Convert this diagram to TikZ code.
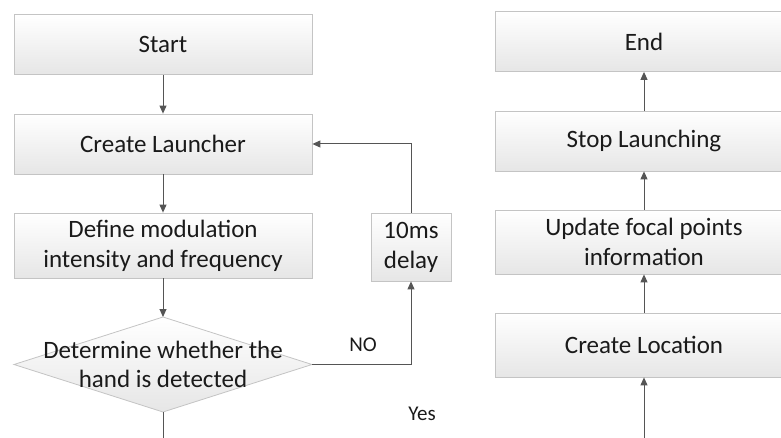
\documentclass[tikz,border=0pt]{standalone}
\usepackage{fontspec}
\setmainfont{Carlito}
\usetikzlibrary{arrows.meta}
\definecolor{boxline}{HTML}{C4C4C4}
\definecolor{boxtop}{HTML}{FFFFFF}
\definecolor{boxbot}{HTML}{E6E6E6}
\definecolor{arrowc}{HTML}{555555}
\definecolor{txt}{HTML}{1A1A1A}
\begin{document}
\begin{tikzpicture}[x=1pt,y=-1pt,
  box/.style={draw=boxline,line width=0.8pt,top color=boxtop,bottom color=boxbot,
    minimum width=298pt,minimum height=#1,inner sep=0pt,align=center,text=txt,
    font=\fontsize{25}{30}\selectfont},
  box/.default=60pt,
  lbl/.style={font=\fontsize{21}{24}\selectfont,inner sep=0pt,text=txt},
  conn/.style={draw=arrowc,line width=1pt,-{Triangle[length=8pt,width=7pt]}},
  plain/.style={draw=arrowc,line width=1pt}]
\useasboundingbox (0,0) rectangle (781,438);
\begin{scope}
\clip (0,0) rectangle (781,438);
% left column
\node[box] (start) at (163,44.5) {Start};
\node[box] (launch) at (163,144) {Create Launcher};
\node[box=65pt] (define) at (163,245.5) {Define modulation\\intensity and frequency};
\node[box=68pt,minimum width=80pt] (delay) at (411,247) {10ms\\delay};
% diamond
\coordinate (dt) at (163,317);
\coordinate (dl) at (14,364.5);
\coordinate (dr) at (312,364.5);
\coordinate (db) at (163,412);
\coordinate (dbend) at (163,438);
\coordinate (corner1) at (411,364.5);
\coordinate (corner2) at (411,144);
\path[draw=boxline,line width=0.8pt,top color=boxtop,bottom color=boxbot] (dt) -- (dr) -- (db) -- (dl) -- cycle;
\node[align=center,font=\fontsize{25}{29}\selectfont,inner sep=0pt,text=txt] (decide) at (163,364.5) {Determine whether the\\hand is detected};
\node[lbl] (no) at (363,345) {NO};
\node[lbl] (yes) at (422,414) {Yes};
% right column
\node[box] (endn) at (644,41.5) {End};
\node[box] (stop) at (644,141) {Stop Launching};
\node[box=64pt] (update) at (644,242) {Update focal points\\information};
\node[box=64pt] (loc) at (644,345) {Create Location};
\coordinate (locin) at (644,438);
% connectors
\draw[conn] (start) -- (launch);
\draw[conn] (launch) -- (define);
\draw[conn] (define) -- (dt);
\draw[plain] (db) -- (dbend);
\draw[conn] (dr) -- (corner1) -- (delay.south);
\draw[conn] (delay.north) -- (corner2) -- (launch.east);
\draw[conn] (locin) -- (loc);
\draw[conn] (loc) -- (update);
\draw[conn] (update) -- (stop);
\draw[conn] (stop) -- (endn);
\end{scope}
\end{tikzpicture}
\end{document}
::::
**TASK STATEMENT**
All the material shown above is to be copied exactly, with no pictures carried over.

**RESULT OF THIS TASK**
Convert this diagram to TikZ code.
\documentclass[tikz,border=0pt]{standalone}
\usepackage{fontspec}
\setmainfont{Carlito}
\usetikzlibrary{arrows.meta}
\definecolor{boxline}{HTML}{C4C4C4}
\definecolor{boxtop}{HTML}{FFFFFF}
\definecolor{boxbot}{HTML}{E6E6E6}
\definecolor{arrowc}{HTML}{555555}
\definecolor{txt}{HTML}{1A1A1A}
\begin{document}
\begin{tikzpicture}[x=1pt,y=-1pt,
  box/.style={draw=boxline,line width=0.8pt,top color=boxtop,bottom color=boxbot,
    minimum width=298pt,minimum height=#1,inner sep=0pt,align=center,text=txt,
    font=\fontsize{25}{30}\selectfont},
  box/.default=60pt,
  lbl/.style={font=\fontsize{21}{24}\selectfont,inner sep=0pt,text=txt},
  conn/.style={draw=arrowc,line width=1pt,-{Triangle[length=8pt,width=7pt]}},
  plain/.style={draw=arrowc,line width=1pt}]
\useasboundingbox (0,0) rectangle (781,438);
\begin{scope}
\clip (0,0) rectangle (781,438);
% left column
\node[box] (start) at (163,44.5) {Start};
\node[box] (launch) at (163,144) {Create Launcher};
\node[box=65pt] (define) at (163,245.5) {Define modulation\\intensity and frequency};
\node[box=68pt,minimum width=80pt] (delay) at (411,247) {10ms\\delay};
% diamond
\coordinate (dt) at (163,317);
\coordinate (dl) at (14,364.5);
\coordinate (dr) at (312,364.5);
\coordinate (db) at (163,412);
\coordinate (dbend) at (163,438);
\coordinate (corner1) at (411,364.5);
\coordinate (corner2) at (411,144);
\path[draw=boxline,line width=0.8pt,top color=boxtop,bottom color=boxbot] (dt) -- (dr) -- (db) -- (dl) -- cycle;
\node[align=center,font=\fontsize{25}{29}\selectfont,inner sep=0pt,text=txt] (decide) at (163,364.5) {Determine whether the\\hand is detected};
\node[lbl] (no) at (363,345) {NO};
\node[lbl] (yes) at (422,414) {Yes};
% right column
\node[box] (endn) at (644,41.5) {End};
\node[box] (stop) at (644,141) {Stop Launching};
\node[box=64pt] (update) at (644,242) {Update focal points\\information};
\node[box=64pt] (loc) at (644,345) {Create Location};
\coordinate (locin) at (644,438);
% connectors
\draw[conn] (start) -- (launch);
\draw[conn] (launch) -- (define);
\draw[conn] (define) -- (dt);
\draw[plain] (db) -- (dbend);
\draw[conn] (dr) -- (corner1) -- (delay.south);
\draw[conn] (delay.north) -- (corner2) -- (launch.east);
\draw[conn] (locin) -- (loc);
\draw[conn] (loc) -- (update);
\draw[conn] (update) -- (stop);
\draw[conn] (stop) -- (endn);
\end{scope}
\end{tikzpicture}
\end{document}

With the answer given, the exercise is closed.